Está me parecendo o modelo de justiça da punição pela punição: a internet passa pela vida da pessoa, faz o máximo de danos que pode e depois some, na busca da próxima vítima. O “criminoso” não importa mais depois disso. Pode parecer natural num país com números absurdos de linchamentos todos os anos, mas o pior é que não é o povão fazendo isso.

A pessoa que mata a pancadas um acusado na rua sem saber se a pessoa cometeu um crime ou não dificilmente é a mesma pessoa pedindo cancelamento na internet. A “turma da lacração” tem ideias que sequer passam pela cabeça do brasileiro médio. A falta de senso humor denota um desenvolvimento intelectual baixo, mas não é no nível de total ausência de pensamentos abstratos como encontramos pelas ruas do país.

Era de se presumir que o povo que exige a demissão de alguém que fez uma piada ofensiva estivesse mais alinhado com o sistema de justiça baseado em ressocialização. Pune, mas pune com um objetivo: recuperar a pessoa para voltar para a sociedade. Agora, alguém aqui acha que as pessoas que foram pedir a demissão dele para seu empregador estão interessadas em influenciar positivamente o pensamento do bandido da vez?

Não, na verdade é para desencorajar outros de fazerem a mesma coisa. E eu não estou pulando em conclusões, é o que sai da boca e dos perfis da imensa maioria dos defensores da prática de “cancelamento”. É para dissuadir outras pessoas. Nesse caso, para dizer que “feminicídio não é piada”. É para dizer que esse comportamento não pode mais acontecer, e se você fizer, vai ser punido com a perda do emprego. O punido da vez é o exemplo para os outros. Viu como esse sofreu? Não faça essa piada se não quiser sofrer o mesmo!

Peraí… onde é que tem um argumento bem parecido com esse? Ah, já sei, na pena de morte! Se o bandido potencial vir que outro bandido morreu depois de cometer um crime, segundo os defensores da pena de morte, ele não vai mais querer cometer o crime. A punição tem que ser dura e inescapável, porque só assim vai passar a mensagem desejada. Claro, os países que aplicam pena de morte não têm índices de criminalidade menores que os equivalentes que apostam em ressocialização, mas os defensores da pena de morte quase sempre estão pouco se lixando para diminuir a criminalidade, querem mesmo é eliminar o bandido da existência. Querem ver alguém sofrendo por fazer algo errado.

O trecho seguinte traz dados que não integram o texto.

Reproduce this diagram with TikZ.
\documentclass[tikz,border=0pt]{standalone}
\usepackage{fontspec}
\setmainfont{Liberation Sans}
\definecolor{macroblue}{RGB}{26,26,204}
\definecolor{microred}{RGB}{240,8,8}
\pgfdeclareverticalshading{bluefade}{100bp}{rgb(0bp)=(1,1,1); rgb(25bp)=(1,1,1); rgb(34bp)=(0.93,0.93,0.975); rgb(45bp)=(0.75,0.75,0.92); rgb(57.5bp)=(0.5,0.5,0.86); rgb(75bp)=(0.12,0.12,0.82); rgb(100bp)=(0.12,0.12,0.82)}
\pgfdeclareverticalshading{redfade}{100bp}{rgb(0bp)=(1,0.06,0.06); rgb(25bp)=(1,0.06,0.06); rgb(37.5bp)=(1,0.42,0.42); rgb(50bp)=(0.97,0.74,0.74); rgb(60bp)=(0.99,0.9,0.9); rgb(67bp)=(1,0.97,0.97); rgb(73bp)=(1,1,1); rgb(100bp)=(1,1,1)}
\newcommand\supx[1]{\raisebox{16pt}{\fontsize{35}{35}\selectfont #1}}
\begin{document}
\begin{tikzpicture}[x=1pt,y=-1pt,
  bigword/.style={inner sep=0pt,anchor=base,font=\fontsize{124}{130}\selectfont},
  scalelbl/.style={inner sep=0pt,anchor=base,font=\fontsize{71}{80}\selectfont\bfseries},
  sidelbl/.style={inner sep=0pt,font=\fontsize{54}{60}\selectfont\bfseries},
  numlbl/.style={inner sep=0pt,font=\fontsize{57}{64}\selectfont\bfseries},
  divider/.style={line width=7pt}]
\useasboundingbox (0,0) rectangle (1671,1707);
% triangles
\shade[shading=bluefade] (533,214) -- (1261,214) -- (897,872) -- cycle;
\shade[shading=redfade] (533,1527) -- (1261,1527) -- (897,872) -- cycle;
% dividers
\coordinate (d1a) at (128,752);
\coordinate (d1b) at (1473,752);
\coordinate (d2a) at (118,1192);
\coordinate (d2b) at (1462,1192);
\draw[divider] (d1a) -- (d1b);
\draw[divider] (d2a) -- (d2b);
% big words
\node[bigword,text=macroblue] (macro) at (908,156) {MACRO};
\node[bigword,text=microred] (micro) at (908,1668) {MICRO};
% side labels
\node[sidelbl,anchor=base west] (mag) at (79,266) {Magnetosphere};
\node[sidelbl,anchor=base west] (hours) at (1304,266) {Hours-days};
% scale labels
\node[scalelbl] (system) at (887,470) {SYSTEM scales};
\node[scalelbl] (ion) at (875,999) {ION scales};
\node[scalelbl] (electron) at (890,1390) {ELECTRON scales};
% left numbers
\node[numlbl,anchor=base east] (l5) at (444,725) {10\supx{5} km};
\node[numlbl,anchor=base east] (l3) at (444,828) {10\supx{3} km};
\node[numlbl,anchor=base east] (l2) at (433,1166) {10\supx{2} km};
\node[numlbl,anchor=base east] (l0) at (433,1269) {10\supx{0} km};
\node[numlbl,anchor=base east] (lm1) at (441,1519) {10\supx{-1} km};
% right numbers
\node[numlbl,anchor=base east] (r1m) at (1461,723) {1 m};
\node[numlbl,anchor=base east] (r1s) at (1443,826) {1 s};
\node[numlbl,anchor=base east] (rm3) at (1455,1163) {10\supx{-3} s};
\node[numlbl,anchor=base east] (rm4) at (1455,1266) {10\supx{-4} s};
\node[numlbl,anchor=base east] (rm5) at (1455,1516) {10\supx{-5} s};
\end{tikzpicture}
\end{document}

Curiosamente, não só o número de piadas não diminuiu desde que se começou com essa mania de cancelamento, como muita gente decidiu levar a sério os discursos ditos como proibidos. Cada cancelado é uma pessoa que vai se ressentir para sempre dos mais liberais pelo linchamento, ou um novo membro do grupo dos conservadores, que vão imediatamente oferecer apoio na hora mais difícil dessa pessoa.

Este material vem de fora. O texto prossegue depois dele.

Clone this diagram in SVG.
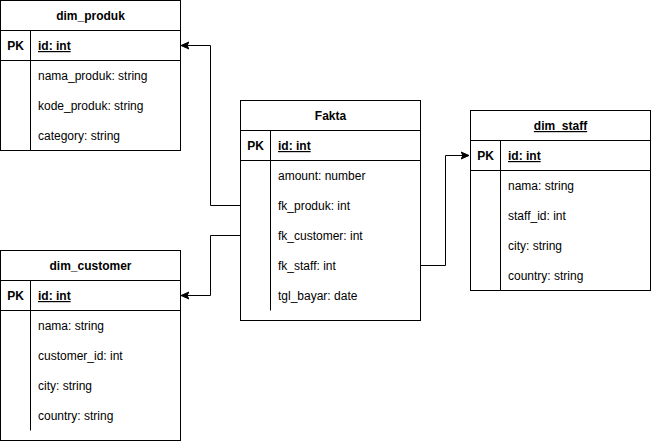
<svg xmlns="http://www.w3.org/2000/svg" width="663" height="441" viewBox="0 0 663 441">
<style>
.box{fill:#fff;stroke:#000;stroke-width:1}
.ln{stroke:#000;stroke-width:1;fill:none}
text{font-family:"Liberation Sans",Arial,sans-serif;font-size:12px;fill:#000}
.t{font-weight:bold;text-anchor:middle}
.pk{font-weight:bold;text-anchor:middle}
.id{font-weight:bold;text-decoration:underline}
.u{text-decoration:underline}
</style>
<defs>
<marker id="arr" markerWidth="10" markerHeight="10" refX="8" refY="5" orient="auto" markerUnits="userSpaceOnUse">
<path d="M0,1.5 L8,5 L0,8.5 L2,5 Z" fill="#000" stroke="#000" stroke-width="1"/>
</marker>
</defs>
<g id="connectors">
<path class="ln" d="M240.5,205.5 H210.5 V45.5 H181" marker-end="url(#arr)"/>
<path class="ln" d="M240.5,235.5 H210.5 V295.5 H181" marker-end="url(#arr)"/>
<path class="ln" d="M420.5,265.5 H445.5 V155.5 H469" marker-end="url(#arr)"/>
</g>
<g id="dim_produk">
<rect class="box" x="0.5" y="0.5" width="180" height="150"/>
<path class="ln" d="M0.5,30.5 H180.5 M0.5,60.5 H180.5 M30.5,30.5 V150.5"/>
<text class="t" x="90.5" y="20">dim_produk</text>
<text class="pk" x="15.5" y="50">PK</text>
<text class="id" x="38" y="50">id: int</text>
<text x="38" y="80">nama_produk: string</text>
<text x="38" y="110">kode_produk: string</text>
<text x="38" y="140">category: string</text>
</g>
<g id="dim_customer">
<rect class="box" x="0.5" y="250.5" width="180" height="190"/>
<path class="ln" d="M0.5,280.5 H180.5 M0.5,310.5 H180.5 M30.5,280.5 V430.5"/>
<text class="t" x="90.5" y="270">dim_customer</text>
<text class="pk" x="15.5" y="300">PK</text>
<text class="id" x="38" y="300">id: int</text>
<text x="38" y="330">nama: string</text>
<text x="38" y="360">customer_id: int</text>
<text x="38" y="390">city: string</text>
<text x="38" y="420">country: string</text>
</g>
<g id="fakta">
<rect class="box" x="240.5" y="100.5" width="180" height="220"/>
<path class="ln" d="M240.5,130.5 H420.5 M240.5,160.5 H420.5 M270.5,130.5 V310.5"/>
<text class="t" x="330.5" y="120">Fakta</text>
<text class="pk" x="255.5" y="150">PK</text>
<text class="id" x="278" y="150">id: int</text>
<text x="278" y="180">amount: number</text>
<text x="278" y="210">fk_produk: int</text>
<text x="278" y="240">fk_customer: int</text>
<text x="278" y="270">fk_staff: int</text>
<text x="278" y="300">tgl_bayar: date</text>
</g>
<g id="dim_staff">
<rect class="box" x="470.5" y="110.5" width="180" height="180"/>
<path class="ln" d="M470.5,140.5 H650.5 M470.5,170.5 H650.5 M500.5,140.5 V290.5"/>
<text class="t u" x="560.5" y="130">dim_staff</text>
<text class="pk" x="485.5" y="160">PK</text>
<text class="id" x="508" y="160">id: int</text>
<text x="508" y="190">nama: string</text>
<text x="508" y="220">staff_id: int</text>
<text x="508" y="250">city: string</text>
<text x="508" y="280">country: string</text>
</g>
</svg>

Pena de morte não diminui criminalidade, só deixa os bandidos mais dispostos a matar para não deixar testemunhas. Cancelamento não diminui “pensamentos errados”, só os esconde ou pior, os torna mais resilientes por causa do apoio de pessoas que pensam parecido. Radicalização nunca melhorou esse mundo, e nunca vai melhorar. Radicalização gera radicalização.

Claro que você pode achar a fantasia horrível e querer que a pessoa sofra muito por causa disso, mas por favor, pare de se dizer liberal porque está fingindo que se importa com as mulheres. Você quer ver punição porque isso te faz bem de alguma forma, está pouco se lixando se a pessoa vai melhorar ou não, quer ver ela caída e seguir seu caminho. Direito seu se estiver dentro dos limites legais, mas quando um bolsominion vier dizendo que tem que matar bandido, é bom você ficar quietinho, porque a sua lógica é a mesma dele.

Custa caro ter um alinhamento ideológico, nem sempre você vai pensar ou fazer só o que te parece mais agradável instintivamente. Se não quiser ter um, sinta-se livre, mas por favor, pare de inventar novos para se adequar à sua conveniência. Esquerda, direita, conservadorismo e liberalismo praticamente não têm mais significado na sociedade atual… e isso é a receita da confusão que vivemos atualmente.